SEOUL (AFP) — A Japanese centre which says it has trained a dog to sniff out human cancer cells is cloning the animal in South Korea, a Seoul bio-technology company and the dog's owner said Wednesday.
Cloned foetuses from the black labrador retriever named Marine were last month implanted into a surrogate mother dog, said Ra Jeong-Chan, president of RNL Bio.
"We are going to see the clones around the end of this month," Ra told AFP.
Marine, who is six and half years old, lost her ability to reproduce when she had her womb removed because of disease.
She is owned by Yuji Satoh, a head trainer at St. Sugar Cancer Sniffing Dog Training Centre located at Shirahama in Chiba prefecture.
Satoh told AFP in Japan that experts from Seoul National University, which created the world's first cloned dog in 2005, had taken some skin samples from Marine and brought them back to South Korea for the project.

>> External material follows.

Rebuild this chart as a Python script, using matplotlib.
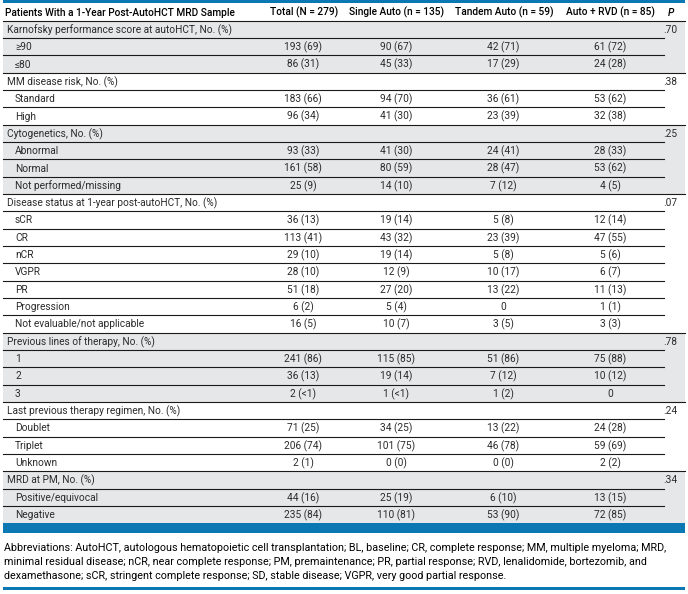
import matplotlib
matplotlib.use("Agg")
import matplotlib.pyplot as plt
from matplotlib.patches import Rectangle

plt.rcParams['font.family'] = ['Roboto', 'DejaVu Sans']

# table content
col_headers = ['Patients With a 1-Year Post-AutoHCT MRD Sample', 'Total (N = 279)',
               'Single Auto (n = 135)', 'Tandem Auto (n = 59)', 'Auto + RVD (n = 85)', 'P']
group_titles = ['Karnofsky performance score at autoHCT, No. (%)',
                'MM disease risk, No. (%)',
                'Cytogenetics, No. (%)',
                'Disease status at 1-year post-autoHCT, No. (%)',
                'Previous lines of therapy, No. (%)',
                'Last previous therapy regimen, No. (%)',
                'MRD at PM, No. (%)']
p_values = ['.70', '.38', '.25', '.07', '.78', '.24', '.34']
group_sizes = [2, 2, 3, 7, 3, 3, 2]
row_labels = ['≥90', '≤80',
              'Standard', 'High',
              'Abnormal', 'Normal', 'Not performed/missing',
              'sCR', 'CR', 'nCR', 'VGPR', 'PR', 'Progression', 'Not evaluable/not applicable',
              '1', '2', '3',
              'Doublet', 'Triplet', 'Unknown',
              'Positive/equivocal', 'Negative']
total = ['193 (69)', '86 (31)',
         '183 (66)', '96 (34)',
         '93 (33)', '161 (58)', '25 (9)',
         '36 (13)', '113 (41)', '29 (10)', '28 (10)', '51 (18)', '6 (2)', '16 (5)',
         '241 (86)', '36 (13)', '2 (<1)',
         '71 (25)', '206 (74)', '2 (1)',
         '44 (16)', '235 (84)']
single_auto = ['90 (67)', '45 (33)',
               '94 (70)', '41 (30)',
               '41 (30)', '80 (59)', '14 (10)',
               '19 (14)', '43 (32)', '19 (14)', '12 (9)', '27 (20)', '5 (4)', '10 (7)',
               '115 (85)', '19 (14)', '1 (<1)',
               '34 (25)', '101 (75)', '0 (0)',
               '25 (19)', '110 (81)']
tandem_auto = ['42 (71)', '17 (29)',
               '36 (61)', '23 (39)',
               '24 (41)', '28 (47)', '7 (12)',
               '5 (8)', '23 (39)', '5 (8)', '10 (17)', '13 (22)', '0', '3 (5)',
               '51 (86)', '7 (12)', '1 (2)',
               '13 (22)', '46 (78)', '0 (0)',
               '6 (10)', '53 (90)']
auto_rvd = ['61 (72)', '24 (28)',
            '53 (62)', '32 (38)',
            '28 (33)', '53 (62)', '4 (5)',
            '12 (14)', '47 (55)', '5 (6)', '6 (7)', '11 (13)', '1 (1)', '3 (3)',
            '75 (88)', '10 (12)', '0',
            '24 (28)', '59 (69)', '2 (2)',
            '13 (15)', '72 (85)']
footnote_lines = [
    'Abbreviations: AutoHCT, autologous hematopoietic cell transplantation; BL, baseline; CR, complete response; MM, multiple myeloma; MRD,',
    'minimal residual disease; nCR, near complete response; PM, premaintenance; PR, partial response; RVD, lenalidomide, bortezomib, and',
    'dexamethasone; sCR, stringent complete response; SD, stable disease; VGPR, very good partial response.']

blue = '#0b78b4'
grey = '#e6e7e9'
txt = '#2b2b2b'
fs = 7.3

W, H = 688, 594
fig = plt.figure(figsize=(W / 100, H / 100), dpi=100)
ax = fig.add_axes([0, 0, 1, 1])
ax.set_xlim(0, W)
ax.set_ylim(H, 0)
ax.axis('off')

x0, x1, xin = 3, 685, 664
col_x = [7, 303, 396, 503, 610, 677]
top = 20.7
rh = 17.33

# header
ax.add_patch(Rectangle((x0, 0), x1 - x0, 3, color=blue, lw=0))
ax.text(5, 12.5, col_headers[0], fontsize=fs, fontweight='medium', va='center', ha='left', color='black')
for x, h in zip(col_x[1:5], col_headers[1:5]):
    ax.text(x + 1, 12.5, h, fontsize=fs, fontweight='medium', va='center', ha='center', color='black')
ax.text(671, 12.5, 'P', fontsize=fs, fontweight='medium', fontstyle='italic', va='center', ha='center', color='black')
ax.plot([x0, x1], [top, top], color='#1a1a1a', lw=0.8)

row = 0
k = 0
for g, title in enumerate(group_titles):
    n = group_sizes[g]
    y_start = top + row * rh
    if g % 2 == 0:
        ax.add_patch(Rectangle((x0, y_start), x1 - x0, (n + 1) * rh, color=grey, lw=0, zorder=0))
    yc = y_start + rh / 2 + 0.5
    ax.text(col_x[0], yc, title, fontsize=fs, va='center', ha='left', color=txt)
    ax.text(col_x[5], yc, p_values[g], fontsize=fs, va='center', ha='right', color=txt)
    row += 1
    for i in range(n):
        yl = top + row * rh
        ax.plot([x0, xin], [yl, yl], color='#1a1a1a', lw=0.8)
        yc = yl + rh / 2 + 0.5
        ax.text(15, yc, row_labels[k], fontsize=fs, va='center', ha='left', color=txt)
        for x, col in zip(col_x[1:5], [total, single_auto, tandem_auto, auto_rvd]):
            ax.text(x, yc, col[k], fontsize=fs, va='center', ha='center', color=txt)
        row += 1
        k += 1
    yl = top + row * rh
    if g < len(group_titles) - 1:
        ax.plot([x0, x1], [yl, yl], color='#1a1a1a', lw=0.8)

# bottom band and footnote
yb = top + row * rh
ax.add_patch(Rectangle((x0, yb), x1 - x0, 9.5, color=blue, lw=0))
for i, line in enumerate(footnote_lines):
    ax.text(3.5, 548 + i * 14.2, line, fontsize=7.76, va='center', ha='left', color='black')
ax.add_patch(Rectangle((x0, 587), x1 - x0, 3, color=blue, lw=0))

fig.savefig('out.png', dpi=100)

"We are making clones of Marine. She is touted as having a world top cancer-sniffing ability. By making her clones, we want to promote studies into cancer-sniffing dogs," Satoh said.
"It's the world's first cloning of a cancer-sniffing dog."
He and the Korean firm, which is coordinating the project, have agreed to produce two clones and train them at Satoh's centre.
One will then be brought back to South Korea for study at the university and the other will stay at the centre.
If the project for two pups succeeds, they plan to produce more.
"We want to make more clones of Marine for worldwide distribution" for studies into canine detection of cancer, Satoh said.
Researchers in several countries are investigating whether dogs have the ability to detect lung, breast, prostate and skin cancer at an early and treatable stage.
They believe cancer cells create a scent not present in healthy cells, which can theoretically be picked up by dogs in breath or urine samples.
RNL Bio's last such project was an order for the world's first commercial cloning of a pet dog -- a request from a US woman to re-create her beloved former pitbull.
The firm said in February it planned to charge 150,000 dollars to clone the pitbull for the California woman, using tissue from her dead pet named Booger.
A Seoul National University team created the world's first cloned dog in 2005, an Afghan hound named Snuppy.
Team leader Lee Byeong-Chun told AFP last week that Snuppy was expected to become a father this month following the first breeding of cloned canines.
Lee's team also produced seven clones of drug-sniffing dogs last year at the request of the Korea Customs Service. They are said to be easier to train than ordinary canines.